*Source records*:
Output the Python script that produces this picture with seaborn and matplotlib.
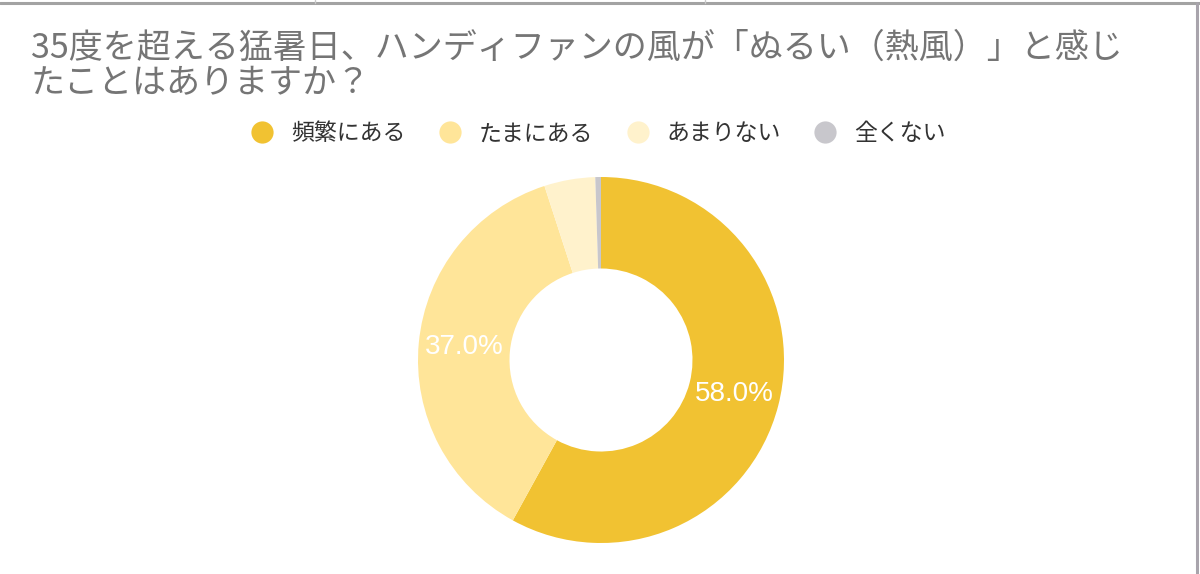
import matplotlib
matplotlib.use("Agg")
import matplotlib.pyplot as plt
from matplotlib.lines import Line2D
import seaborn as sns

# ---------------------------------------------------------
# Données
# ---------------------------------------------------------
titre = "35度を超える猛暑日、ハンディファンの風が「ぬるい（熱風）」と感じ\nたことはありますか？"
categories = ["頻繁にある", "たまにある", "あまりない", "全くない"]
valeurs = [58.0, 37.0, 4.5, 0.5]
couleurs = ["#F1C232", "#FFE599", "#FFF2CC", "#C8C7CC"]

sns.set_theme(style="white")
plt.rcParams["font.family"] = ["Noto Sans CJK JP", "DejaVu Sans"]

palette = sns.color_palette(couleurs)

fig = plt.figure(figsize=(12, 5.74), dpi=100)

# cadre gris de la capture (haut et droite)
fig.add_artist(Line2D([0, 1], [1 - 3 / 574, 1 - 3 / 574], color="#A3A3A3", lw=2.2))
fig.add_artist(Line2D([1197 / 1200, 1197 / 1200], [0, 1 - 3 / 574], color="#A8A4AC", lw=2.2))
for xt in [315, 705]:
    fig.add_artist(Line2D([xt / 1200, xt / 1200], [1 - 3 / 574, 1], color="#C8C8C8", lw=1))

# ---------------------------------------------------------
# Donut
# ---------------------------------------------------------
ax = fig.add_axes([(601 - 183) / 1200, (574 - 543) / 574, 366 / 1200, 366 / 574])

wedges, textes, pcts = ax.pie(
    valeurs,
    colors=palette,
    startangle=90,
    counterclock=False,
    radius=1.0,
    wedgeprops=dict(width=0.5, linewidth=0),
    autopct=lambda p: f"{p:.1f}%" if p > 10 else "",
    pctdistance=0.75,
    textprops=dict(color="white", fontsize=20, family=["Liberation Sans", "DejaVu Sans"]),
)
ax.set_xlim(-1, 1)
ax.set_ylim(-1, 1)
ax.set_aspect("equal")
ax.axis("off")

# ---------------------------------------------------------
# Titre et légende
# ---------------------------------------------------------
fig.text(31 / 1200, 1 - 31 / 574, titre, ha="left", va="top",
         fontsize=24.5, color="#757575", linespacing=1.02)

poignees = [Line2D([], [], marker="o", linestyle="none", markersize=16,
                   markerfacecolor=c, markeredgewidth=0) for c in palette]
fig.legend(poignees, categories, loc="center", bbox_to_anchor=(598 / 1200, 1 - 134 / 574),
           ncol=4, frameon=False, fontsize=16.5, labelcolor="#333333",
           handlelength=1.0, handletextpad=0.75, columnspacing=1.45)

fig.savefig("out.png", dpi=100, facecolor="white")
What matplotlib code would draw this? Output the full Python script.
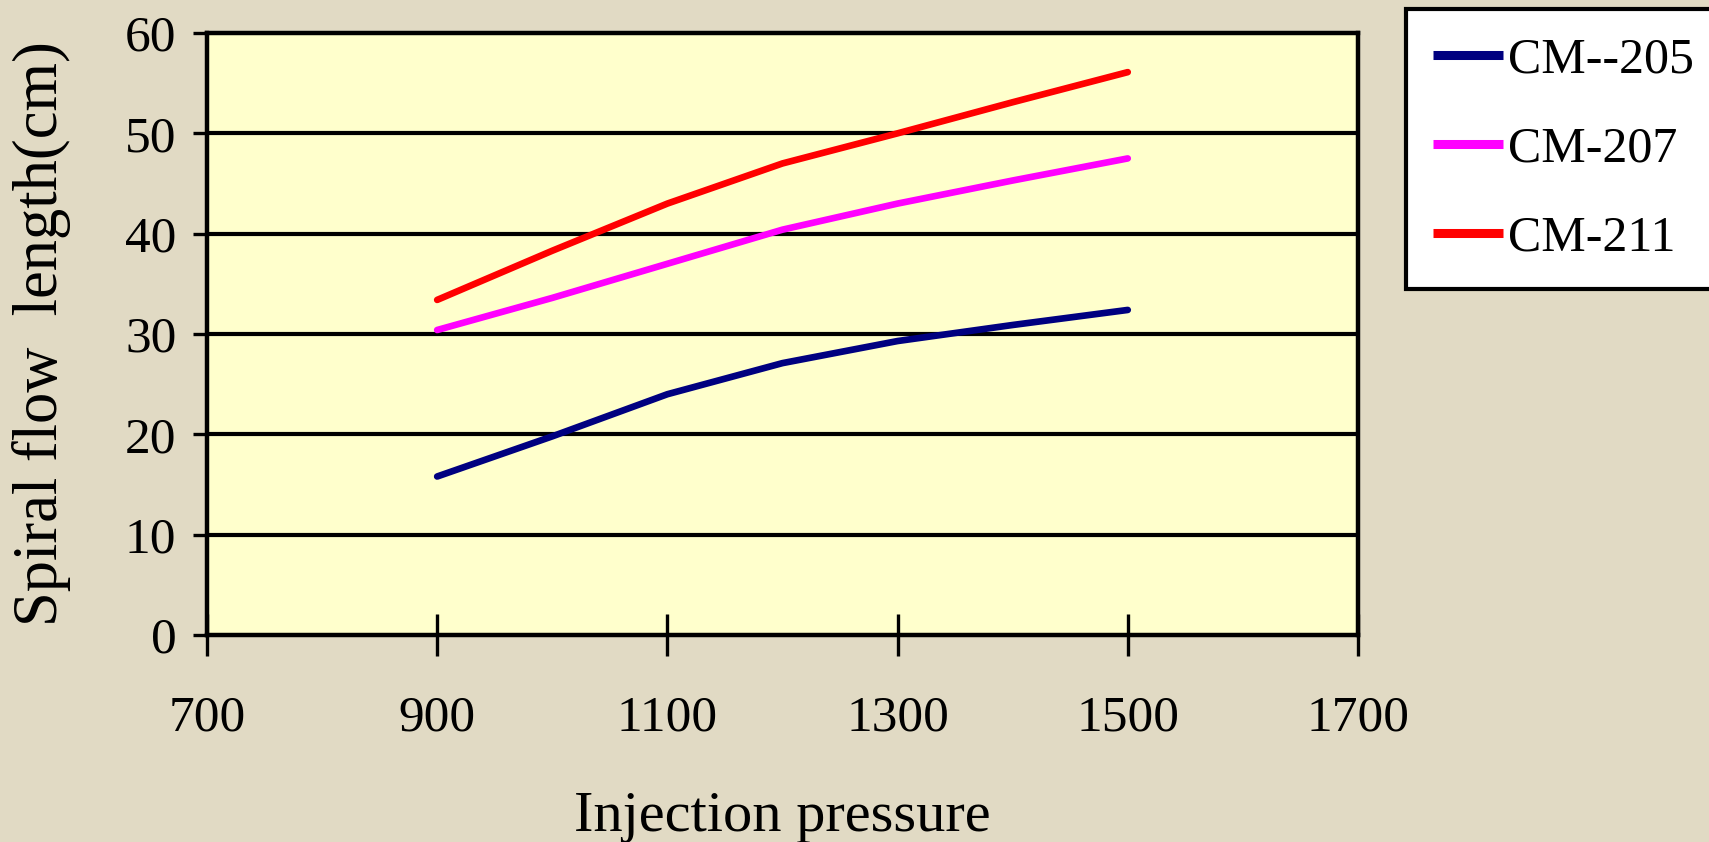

*To do*: Each entry gets copied exactly; the pictures stay out.

*Written response*:
Output the Python script that produces this picture with seaborn and matplotlib.
import matplotlib
matplotlib.use("Agg")
import matplotlib.pyplot as plt
from matplotlib.lines import Line2D
import seaborn as sns

# ---------------------------------------------------------
# Données
# ---------------------------------------------------------
titre = "35度を超える猛暑日、ハンディファンの風が「ぬるい（熱風）」と感じ\nたことはありますか？"
categories = ["頻繁にある", "たまにある", "あまりない", "全くない"]
valeurs = [58.0, 37.0, 4.5, 0.5]
couleurs = ["#F1C232", "#FFE599", "#FFF2CC", "#C8C7CC"]

sns.set_theme(style="white")
plt.rcParams["font.family"] = ["Noto Sans CJK JP", "DejaVu Sans"]

palette = sns.color_palette(couleurs)

fig = plt.figure(figsize=(12, 5.74), dpi=100)

# cadre gris de la capture (haut et droite)
fig.add_artist(Line2D([0, 1], [1 - 3 / 574, 1 - 3 / 574], color="#A3A3A3", lw=2.2))
fig.add_artist(Line2D([1197 / 1200, 1197 / 1200], [0, 1 - 3 / 574], color="#A8A4AC", lw=2.2))
for xt in [315, 705]:
    fig.add_artist(Line2D([xt / 1200, xt / 1200], [1 - 3 / 574, 1], color="#C8C8C8", lw=1))

# ---------------------------------------------------------
# Donut
# ---------------------------------------------------------
ax = fig.add_axes([(601 - 183) / 1200, (574 - 543) / 574, 366 / 1200, 366 / 574])

wedges, textes, pcts = ax.pie(
    valeurs,
    colors=palette,
    startangle=90,
    counterclock=False,
    radius=1.0,
    wedgeprops=dict(width=0.5, linewidth=0),
    autopct=lambda p: f"{p:.1f}%" if p > 10 else "",
    pctdistance=0.75,
    textprops=dict(color="white", fontsize=20, family=["Liberation Sans", "DejaVu Sans"]),
)
ax.set_xlim(-1, 1)
ax.set_ylim(-1, 1)
ax.set_aspect("equal")
ax.axis("off")

# ---------------------------------------------------------
# Titre et légende
# ---------------------------------------------------------
fig.text(31 / 1200, 1 - 31 / 574, titre, ha="left", va="top",
         fontsize=24.5, color="#757575", linespacing=1.02)

poignees = [Line2D([], [], marker="o", linestyle="none", markersize=16,
                   markerfacecolor=c, markeredgewidth=0) for c in palette]
fig.legend(poignees, categories, loc="center", bbox_to_anchor=(598 / 1200, 1 - 134 / 574),
           ncol=4, frameon=False, fontsize=16.5, labelcolor="#333333",
           handlelength=1.0, handletextpad=0.75, columnspacing=1.45)

fig.savefig("out.png", dpi=100, facecolor="white")
What matplotlib code would draw this? Output the full Python script.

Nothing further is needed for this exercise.